**The exercise:**
Please transcribe the data that follows without the pictures, keeping every word the same.

>> Begin

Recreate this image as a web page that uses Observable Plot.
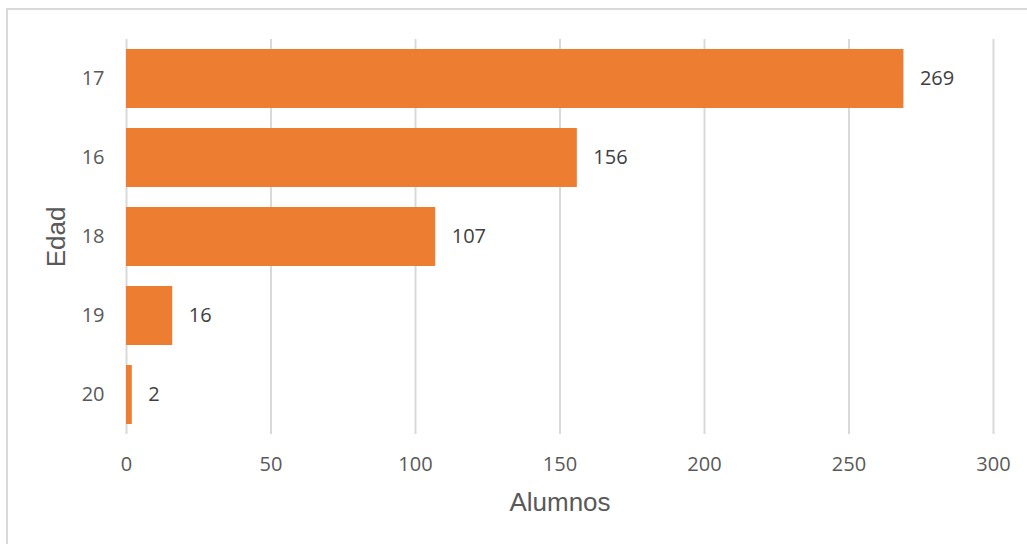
<!DOCTYPE html>
<html>
<head>
<meta charset="utf-8">
<script src="https://cdn.jsdelivr.net/npm/d3@7"></script>
<script src="https://cdn.jsdelivr.net/npm/@observablehq/plot@0.6"></script>
<style>
  html, body { margin: 0; padding: 0; background: #fff; overflow: hidden; }
  #frame { position: absolute; left: 6px; top: 8px; width: 1200px; height: 700px;
           border-left: 2px solid #d9d9d9; border-top: 2px solid #d9d9d9; }
  #chart { position: absolute; left: 0; top: 0; }
</style>
</head>
<body>
<div id="frame"></div>
<div id="chart"></div>
<script>
// Students by age (ages ordered by count, largest first)
const edades = ["17", "16", "18", "19", "20"];
const alumnos = [269, 156, 107, 16, 2];
const xTicks = [0, 50, 100, 150, 200, 250, 300];

const data = edades.map((e, i) => ({edad: e, alumnos: alumnos[i]}));

const tickFont = "'Open Sans', 'Noto Sans', sans-serif";
const titleFont = "'Liberation Sans', Arial, sans-serif";

const chart = Plot.plot({
  width: 1027,
  height: 544,
  marginLeft: 126,
  marginRight: 34,
  marginTop: 39,
  marginBottom: 110,
  style: {background: "transparent", fontFamily: tickFont},
  x: {domain: [0, 300]},
  y: {domain: edades, paddingInner: 0.25, paddingOuter: 0.125},
  marks: [
    Plot.gridX(xTicks, {stroke: "#d9d9d9", strokeOpacity: 1, strokeWidth: 2}),
    Plot.barX(data, {x: "alumnos", y: "edad", fill: "#ED7D31"}),
    Plot.text(data, {x: "alumnos", y: "edad", text: d => String(d.alumnos),
      textAnchor: "start", dx: 16, fill: "#404040", fontSize: 20, fontFamily: tickFont}),
    Plot.axisX({ticks: xTicks, tickSize: 0, tickPadding: 22, label: null,
      fontSize: 20, color: "#595959", fontFamily: tickFont}),
    Plot.axisY({tickSize: 0, tickPadding: 22, label: null,
      fontSize: 20, color: "#595959", fontFamily: tickFont}),
    Plot.text(["Alumnos"], {frameAnchor: "bottom", dy: 68, text: d => d,
      textAnchor: "middle", lineAnchor: "middle",
      fontSize: 26, fill: "#595959", fontFamily: titleFont}),
    Plot.text(["Edad"], {frameAnchor: "left", dx: -70, rotate: -90, text: d => d,
      textAnchor: "middle", lineAnchor: "middle",
      fontSize: 26, fill: "#595959", fontFamily: titleFont})
  ]
});

document.getElementById("chart").appendChild(chart);
</script>
</body>
</html>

>> End

**Exercise response:**
Recreate this image as a web page that uses Observable Plot.
<!DOCTYPE html>
<html>
<head>
<meta charset="utf-8">
<script src="https://cdn.jsdelivr.net/npm/d3@7"></script>
<script src="https://cdn.jsdelivr.net/npm/@observablehq/plot@0.6"></script>
<style>
  html, body { margin: 0; padding: 0; background: #fff; overflow: hidden; }
  #frame { position: absolute; left: 6px; top: 8px; width: 1200px; height: 700px;
           border-left: 2px solid #d9d9d9; border-top: 2px solid #d9d9d9; }
  #chart { position: absolute; left: 0; top: 0; }
</style>
</head>
<body>
<div id="frame"></div>
<div id="chart"></div>
<script>
// Students by age (ages ordered by count, largest first)
const edades = ["17", "16", "18", "19", "20"];
const alumnos = [269, 156, 107, 16, 2];
const xTicks = [0, 50, 100, 150, 200, 250, 300];

const data = edades.map((e, i) => ({edad: e, alumnos: alumnos[i]}));

const tickFont = "'Open Sans', 'Noto Sans', sans-serif";
const titleFont = "'Liberation Sans', Arial, sans-serif";

const chart = Plot.plot({
  width: 1027,
  height: 544,
  marginLeft: 126,
  marginRight: 34,
  marginTop: 39,
  marginBottom: 110,
  style: {background: "transparent", fontFamily: tickFont},
  x: {domain: [0, 300]},
  y: {domain: edades, paddingInner: 0.25, paddingOuter: 0.125},
  marks: [
    Plot.gridX(xTicks, {stroke: "#d9d9d9", strokeOpacity: 1, strokeWidth: 2}),
    Plot.barX(data, {x: "alumnos", y: "edad", fill: "#ED7D31"}),
    Plot.text(data, {x: "alumnos", y: "edad", text: d => String(d.alumnos),
      textAnchor: "start", dx: 16, fill: "#404040", fontSize: 20, fontFamily: tickFont}),
    Plot.axisX({ticks: xTicks, tickSize: 0, tickPadding: 22, label: null,
      fontSize: 20, color: "#595959", fontFamily: tickFont}),
    Plot.axisY({tickSize: 0, tickPadding: 22, label: null,
      fontSize: 20, color: "#595959", fontFamily: tickFont}),
    Plot.text(["Alumnos"], {frameAnchor: "bottom", dy: 68, text: d => d,
      textAnchor: "middle", lineAnchor: "middle",
      fontSize: 26, fill: "#595959", fontFamily: titleFont}),
    Plot.text(["Edad"], {frameAnchor: "left", dx: -70, rotate: -90, text: d => d,
      textAnchor: "middle", lineAnchor: "middle",
      fontSize: 26, fill: "#595959", fontFamily: titleFont})
  ]
});

document.getElementById("chart").appendChild(chart);
</script>
</body>
</html>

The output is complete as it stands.